Belle le proiezioni affidate a D-WOK, mentre meno convincenti e confusionari i costumi che citano e rimandano varie epoche in maniera poco pregnante sia dal punto di vista estetico che intellettuale. In mezzo al nulla della scena e nel via vai del nostro taxi giallo che funge anche da alcova, nascondiglio, pedana e molto altro ad un certo punto arriva anche una carrozza ottocentesca con tanto di cavallo con a bordo le “vezzose mascherette” in bauta del settecento. In verità non si capisce molto il perché, ma ci fidiamo di quello che diceva il grande maestro Zeffirelli: una carrozza soprattutto se con cavallo vero fa sempre spettacolo. Zeffirelli però, bontà sua, ne avrebbe messi almeno quattro di cavalli…

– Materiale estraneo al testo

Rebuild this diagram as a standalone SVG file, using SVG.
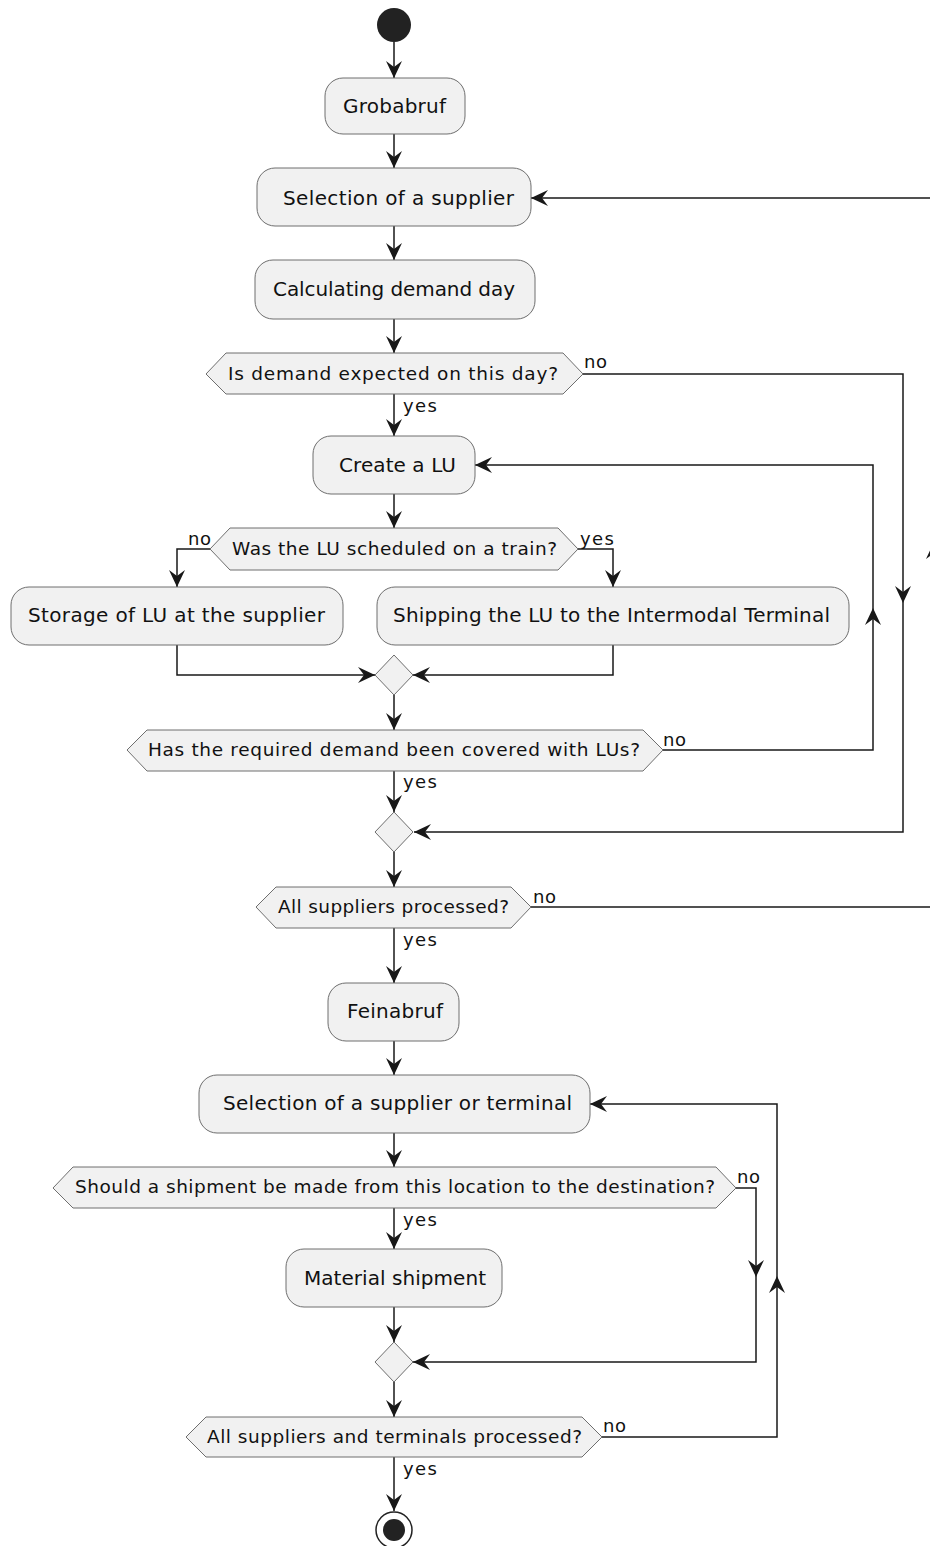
<svg xmlns="http://www.w3.org/2000/svg" width="930" height="1546" viewBox="0 0 930 1546">
<defs>
<style>
.act{fill:#F1F1F1;stroke:#6e6e6e;stroke-width:1}
.dec{fill:#F1F1F1;stroke:#6e6e6e;stroke-width:1}
.t{font-family:"DejaVu Sans",sans-serif;font-size:20px;fill:#111}
.dt{font-family:"DejaVu Sans",sans-serif;font-size:18.5px;fill:#111}
.lb{font-family:"DejaVu Sans",sans-serif;font-size:18px;fill:#111}
.ln{fill:none;stroke:#181818;stroke-width:1.5}
.arr{marker-end:url(#ah)}
</style>
<marker id="ah" viewBox="-18 -9 19 18" refX="0" refY="0" markerWidth="19" markerHeight="18" markerUnits="userSpaceOnUse" orient="auto">
<path d="M0,0 L-17,-8 L-11,0 L-17,8 Z" fill="#181818"/>
</marker>
</defs>
<rect width="930" height="1546" fill="#ffffff"/>

<g id="connectors">
<path class="ln arr" d="M394,42 V78"/>
<path class="ln arr" d="M394,134 V168"/>
<path class="ln arr" d="M394,226 V260"/>
<path class="ln arr" d="M394,319 V353"/>
<path class="ln arr" d="M394,394 V436"/>
<path class="ln arr" d="M583,374 H903 V603"/>
<path class="ln arr" d="M903,603 V832 H414"/>
<path class="ln arr" d="M394,494 V528"/>
<path class="ln arr" d="M210,549 H177 V587"/>
<path class="ln arr" d="M578,549 H613 V587"/>
<path class="ln arr" d="M177,645 V675 H375"/>
<path class="ln arr" d="M613,645 V675 H413"/>
<path class="ln arr" d="M394,695 V730"/>
<path class="ln arr" d="M663,750 H873 V608"/>
<path class="ln arr" d="M873,608 V465 H475"/>
<path class="ln arr" d="M394,771 V812"/>
<path class="ln arr" d="M394,852 V887"/>
<path class="ln arr" d="M531,907 H934 V542"/>
<path class="ln arr" d="M934,542 V198 H531"/>
<path class="ln arr" d="M394,928 V983"/>
<path class="ln arr" d="M394,1041 V1075"/>
<path class="ln arr" d="M394,1133 V1167"/>
<path class="ln arr" d="M394,1208 V1249"/>
<path class="ln arr" d="M736,1188 H756 V1277"/>
<path class="ln arr" d="M756,1277 V1362 H413"/>
<path class="ln arr" d="M394,1307 V1342"/>
<path class="ln arr" d="M394,1382 V1417"/>
<path class="ln arr" d="M602,1437 H777 V1276"/>
<path class="ln arr" d="M777,1276 V1104 H590"/>
<path class="ln arr" d="M394,1457 V1511"/>
<text class="lb" x="584" y="368" textLength="23" lengthAdjust="spacing">no</text>
<text class="lb" x="403" y="412" textLength="34" lengthAdjust="spacing">yes</text>
<text class="lb" x="188" y="545" textLength="23" lengthAdjust="spacing">no</text>
<text class="lb" x="580" y="545" textLength="34" lengthAdjust="spacing">yes</text>
<text class="lb" x="663" y="746" textLength="23" lengthAdjust="spacing">no</text>
<text class="lb" x="403" y="788" textLength="34" lengthAdjust="spacing">yes</text>
<text class="lb" x="533" y="903" textLength="23" lengthAdjust="spacing">no</text>
<text class="lb" x="403" y="946" textLength="34" lengthAdjust="spacing">yes</text>
<text class="lb" x="737" y="1183" textLength="23" lengthAdjust="spacing">no</text>
<text class="lb" x="403" y="1226" textLength="34" lengthAdjust="spacing">yes</text>
<text class="lb" x="603" y="1432" textLength="23" lengthAdjust="spacing">no</text>
<text class="lb" x="403" y="1475" textLength="34" lengthAdjust="spacing">yes</text>
</g>

<g id="start"><circle cx="394" cy="25" r="17" fill="#222222"/></g>

<g id="grobabruf">
<rect class="act" x="325" y="78" width="140" height="56" rx="18"/>
<text class="t" x="343" y="113" textLength="103" lengthAdjust="spacing">Grobabruf</text>
</g>

<g id="selSupplier">
<rect class="act" x="257" y="168" width="274" height="58" rx="18"/>
<text class="t" x="283" y="205" textLength="231" lengthAdjust="spacing">Selection of a supplier</text>
</g>

<g id="calcDemand">
<rect class="act" x="255" y="260" width="280" height="59" rx="18"/>
<text class="t" x="273" y="296" textLength="242" lengthAdjust="spacing">Calculating demand day</text>
</g>

<g id="decDemand">
<polygon class="dec" points="206,374 226,353 563,353 583,374 563,394 226,394"/>
<text class="dt" x="228" y="380" textLength="330" lengthAdjust="spacing">Is demand expected on this day?</text>
</g>

<g id="createLU">
<rect class="act" x="313" y="436" width="162" height="58" rx="18"/>
<text class="t" x="339" y="472" textLength="117" lengthAdjust="spacing">Create a LU</text>
</g>

<g id="decTrain">
<polygon class="dec" points="210,549 230,528 558,528 578,549 558,570 230,570"/>
<text class="dt" x="232" y="555" textLength="325" lengthAdjust="spacing">Was the LU scheduled on a train?</text>
</g>

<g id="storage">
<rect class="act" x="11" y="587" width="332" height="58" rx="18"/>
<text class="t" x="28" y="622" textLength="297" lengthAdjust="spacing">Storage of LU at the supplier</text>
</g>

<g id="shipping">
<rect class="act" x="377" y="587" width="472" height="58" rx="18"/>
<text class="t" x="393" y="622" textLength="437" lengthAdjust="spacing">Shipping the LU to the Intermodal Terminal</text>
</g>

<g id="merge1"><polygon class="dec" points="375,675 394,655 413,675 394,695"/></g>

<g id="decCovered">
<polygon class="dec" points="127,750 147,730 643,730 663,750 643,771 147,771"/>
<text class="dt" x="148" y="756" textLength="492" lengthAdjust="spacing">Has the required demand been covered with LUs?</text>
</g>

<g id="merge2"><polygon class="dec" points="375,832 394,812 413,832 394,852"/></g>

<g id="decAllSuppliers">
<polygon class="dec" points="256,907 276,887 511,887 531,907 511,928 276,928"/>
<text class="dt" x="278" y="913" textLength="231" lengthAdjust="spacing">All suppliers processed?</text>
</g>

<g id="feinabruf">
<rect class="act" x="328" y="983" width="131" height="58" rx="18"/>
<text class="t" x="347" y="1018" textLength="96" lengthAdjust="spacing">Feinabruf</text>
</g>

<g id="selSupplierTerminal">
<rect class="act" x="199" y="1075" width="391" height="58" rx="18"/>
<text class="t" x="223" y="1110" textLength="349" lengthAdjust="spacing">Selection of a supplier or terminal</text>
</g>

<g id="decShipment">
<polygon class="dec" points="53,1188 73,1167 716,1167 736,1188 716,1208 73,1208"/>
<text class="dt" x="75" y="1193" textLength="640" lengthAdjust="spacing">Should a shipment be made from this location to the destination?</text>
</g>

<g id="material">
<rect class="act" x="286" y="1249" width="216" height="58" rx="18"/>
<text class="t" x="304" y="1285" textLength="182" lengthAdjust="spacing">Material shipment</text>
</g>

<g id="merge3"><polygon class="dec" points="375,1362 394,1342 413,1362 394,1382"/></g>

<g id="decAllTerminals">
<polygon class="dec" points="186,1437 206,1417 582,1417 602,1437 582,1457 206,1457"/>
<text class="dt" x="207" y="1443" textLength="375" lengthAdjust="spacing">All suppliers and terminals processed?</text>
</g>

<g id="end">
<circle cx="394" cy="1530" r="18" fill="#ffffff" stroke="#222222" stroke-width="1.5"/>
<circle cx="394" cy="1530" r="11" fill="#222222"/>
</g>
</svg>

Dal punto di vista degli interpreti il cast risulta omogeneo e di buon livello. Don Giovanni è il baritono Mattia Olivieri che ben si difende nella non facile parte del burlador. Olivieri sfoggia una voce impostata e omogenea che unita ad una schietta baldanza atletica fa di lui l’interprete ideale per la parte. In questo messa in scena però sembra non riesca a trovarsi pienamente a suo agio e gli difetta ancora il piglio sfrontato del mattatore. Leporello è affidato ad un corretto ma non magnetico Tommaso Barea. Masetto è Davide Giangregorio che giustamente gioca sugli accenti comici del personaggio. Corretto ma contenuto e prudente il Don Ottavio di Giovanni Sala. Più coraggiose le donne nel buttare la voce in scena e prendersi qualche rischio ben ripagato dal risultato e dal favore del pubblico. Donna Elvira è la brava Valentina Mastrangelo che sfoggia una bella voce e una spigliatezza scenica notevole. Si impone per l’ampiezza della voce e la sicurezza sugli acuti Karen Gardeazabal nella non facile parte di Donna Anna. Un gradino su tutti la Zerlina di Lavinia Bini che canta con voce adamantina e timbrata, tutta giocata sui fiati e sugli accenti. Inoltre l’interprete gioca efficacemente con le caratteristiche civettuole del suo personaggio e fa della sua naturale avvenenza un fattore scenico determinante. Classica con accenti cameristici la direzione di Francesco Lanzillotta.

Nel finale applausi calorosi per tutti.